The transition period including February, July, September and October does not show much change, which might be due to the fact that the monsoon months were already very clean.
What Went Wrong In The Winter Of 2023?
Though the number of days with ‘very poor’ and ‘severe’ PM2.5 concentration increased, peak pollution was down: Between 1 October and 29 December, there were only three days of ‘satisfactory’ air quality and zero days of ‘good’ air quality.
There were more days of these categories in the same period in the previous two years.
The number of ‘severe+’ days was the same as in the winters of 2019, 2020 and 2021, but the peak intensity was lower. The peak in 2023 was 349 µg/m3 and happened on 13 November (the day after Diwali).
This is much lower than the peaks recorded in the previous years: in 2022, the peak was 401 µg/m3, while in 2019 it went up to 546 µg/m3.
Highest number of smog episodes observed this season in last six winters: Delhi usually experiences two smog episodes (a smog episode is defined as at least three or more minimum continuous days with air quality in the ‘severe’ category) in the months of November and December.

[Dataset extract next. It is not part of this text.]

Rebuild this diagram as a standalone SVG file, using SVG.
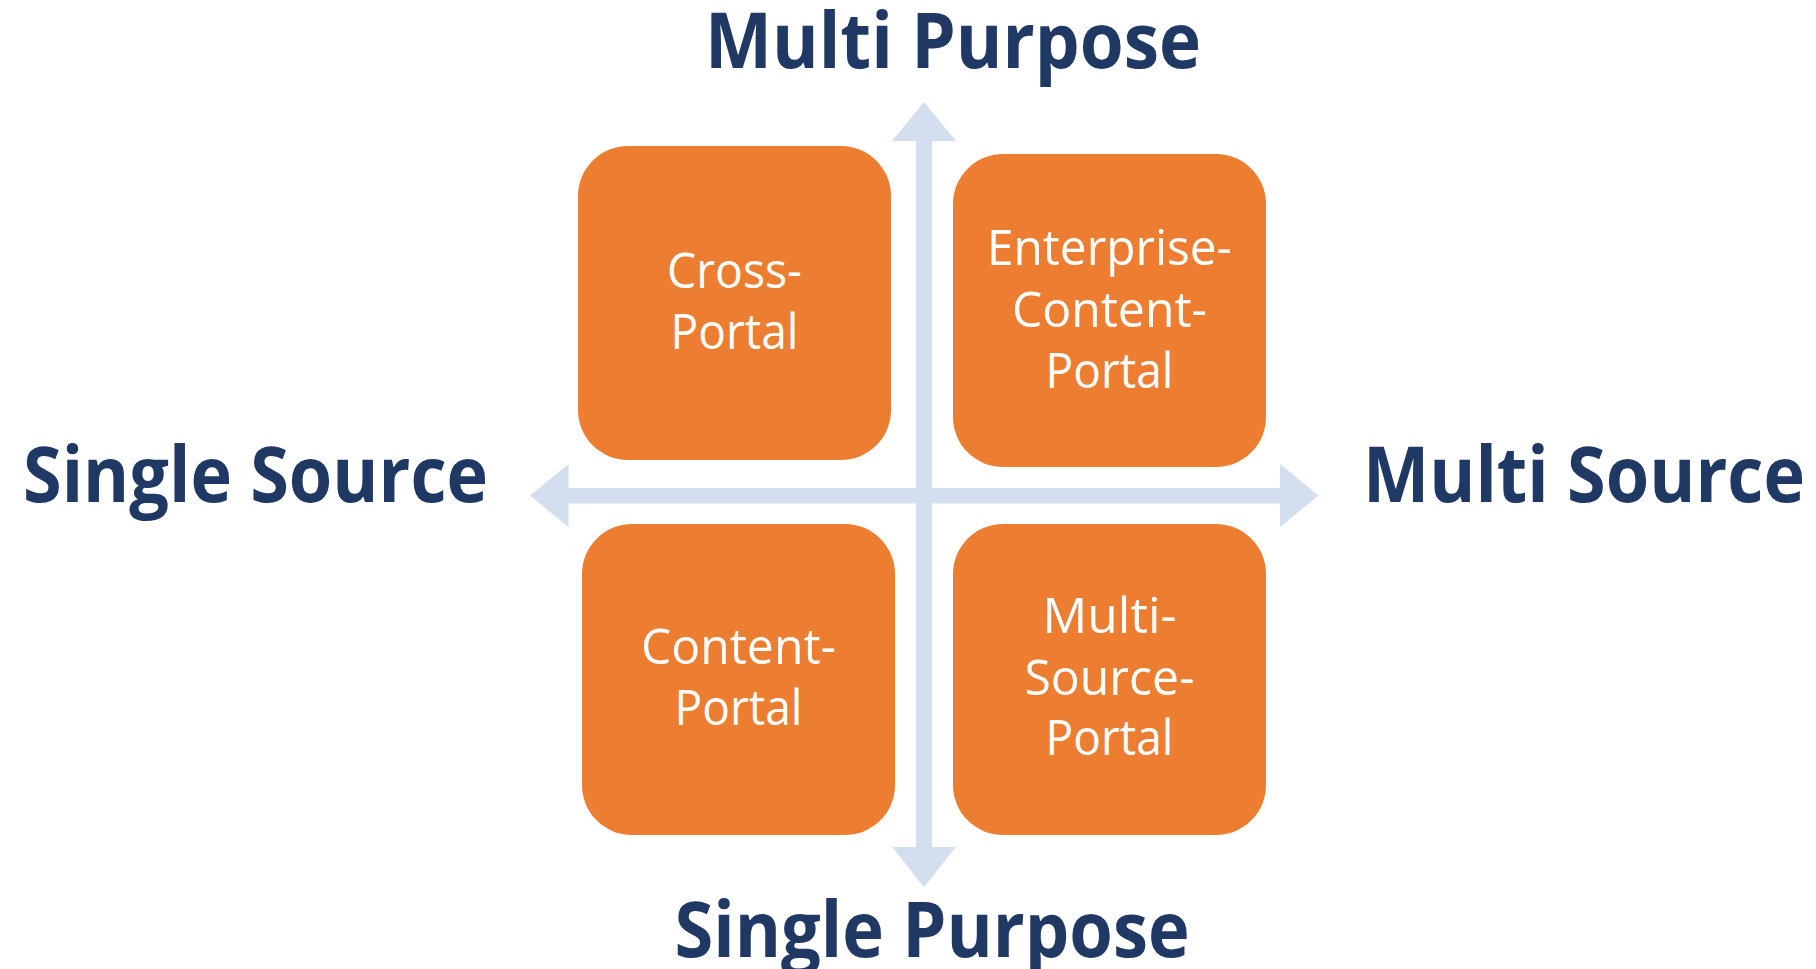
<svg xmlns="http://www.w3.org/2000/svg" width="1816" height="969" viewBox="0 0 1816 969">
<style>
.bg{fill:#ffffff}
.box{fill:#ED7D31}
.lbl{font-family:"Open Sans","Noto Sans","Liberation Sans",sans-serif;font-size:49px;fill:#ffffff;text-anchor:middle}
.axis{font-family:"Open Sans","Noto Sans","Liberation Sans",sans-serif;font-size:77px;font-weight:bold;fill:#203864}
.arrow{fill:#D3DEEF}
</style>
<rect class="bg" x="0" y="0" width="1816" height="969"/>
<g id="connectors">
<polygon class="arrow" points="924,102 956,141 932,141 932,847 956,847 924,887 892,847 916,847 916,141 892,141"/>
<polygon class="arrow" points="530,495.5 568.5,464 568.5,488 1280,488 1280,464 1318.5,495.5 1280,527 1280,503.5 568.5,503.5 568.5,527"/>
</g>
<g id="cross-portal">
<rect class="box" x="578" y="146" width="313" height="314" rx="50" ry="50"/>
<text class="lbl" x="734.5" y="288" textLength="135" lengthAdjust="spacingAndGlyphs">Cross-</text>
<text class="lbl" x="734.5" y="349" textLength="128" lengthAdjust="spacingAndGlyphs">Portal</text>
</g>
<g id="enterprise-content-portal">
<rect class="box" x="953" y="154" width="313" height="313" rx="50" ry="50"/>
<text class="lbl" x="1109.5" y="265" textLength="245" lengthAdjust="spacingAndGlyphs">Enterprise-</text>
<text class="lbl" x="1109.5" y="327" textLength="195" lengthAdjust="spacingAndGlyphs">Content-</text>
<text class="lbl" x="1109.5" y="388" textLength="128" lengthAdjust="spacingAndGlyphs">Portal</text>
</g>
<g id="content-portal">
<rect class="box" x="582" y="524" width="313" height="311" rx="50" ry="50"/>
<text class="lbl" x="738.5" y="664" textLength="195" lengthAdjust="spacingAndGlyphs">Content-</text>
<text class="lbl" x="738.5" y="725" textLength="128" lengthAdjust="spacingAndGlyphs">Portal</text>
</g>
<g id="multi-source-portal">
<rect class="box" x="953" y="524" width="313" height="311" rx="50" ry="50"/>
<text class="lbl" x="1109.5" y="633" textLength="134" lengthAdjust="spacingAndGlyphs">Multi-</text>
<text class="lbl" x="1109.5" y="695" textLength="170" lengthAdjust="spacingAndGlyphs">Source-</text>
<text class="lbl" x="1109.5" y="755" textLength="128" lengthAdjust="spacingAndGlyphs">Portal</text>
</g>
<g id="axis-labels">
<text class="axis" x="705" y="68" textLength="496" lengthAdjust="spacingAndGlyphs">Multi Purpose</text>
<text class="axis" x="23" y="501.5" textLength="465" lengthAdjust="spacingAndGlyphs">Single Source</text>
<text class="axis" x="1363" y="501.5" textLength="442" lengthAdjust="spacingAndGlyphs">Multi Source</text>
<text class="axis" x="674.5" y="956.5" textLength="515" lengthAdjust="spacingAndGlyphs">Single Purpose</text>
</g>
</svg>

In 2023, there were three episodes by 24 December; on 30 December, Delhi was reeling under its third day of continuous ‘severe’ air quality, which was turning into the city’s fourth smog episode.
This was the highest number of smog episodes observed in a season in last six winters.
Overall, 2023 winter seems to have had the most consistently bad air compared to the last six winters, with minimal fluctuations in daily PM2.5 levels. Data indicates that it was the longest spell of ‘very poor’ or ‘worse’ air in last six years.
Slow surface winds seem to be the main contributory factor to the winter trend: Farm stubble fire smoke is generally perceived to be the main contributor to heightened PM2.5 levels during the first half of the winter season.
But in 2023, the number of fires in Punjab and Haryana were nearly identical to 2022’s number of incidences.
In November 2023, the average surface wind speed in Delhi was 9.8 m/s, which was the lowest in the last six years. It was 21 per cent less than the wind speed in November of 2022.
Somvanshi explains: “Low wind speed means that local pollution dispersion is horizontally restricted, while vertical dispersion is already restricted because of the winter inversion phenomenon. This trapping of local pollution from all sides has made this winter exceptionally bad despite lesser smoke from farm stubble fires.
"This also explains low peaks and relatively uniform bad air quality with minimal fluctuations in PM2.5 concentration throughout the season. It must also be noted that heavy rains in November had insignificant impact on air quality.”
Steps are required for clean fuel transition in all segments of industries, with stringent compliance with emissions targets and replacement of solid fuels in households and eateries.
Action towards elimination of waste burning, with a comprehensive waste management system ensuring 100 per cent segregated collection, material recovery and remediation of legacy waste and stringent measures in the construction sector.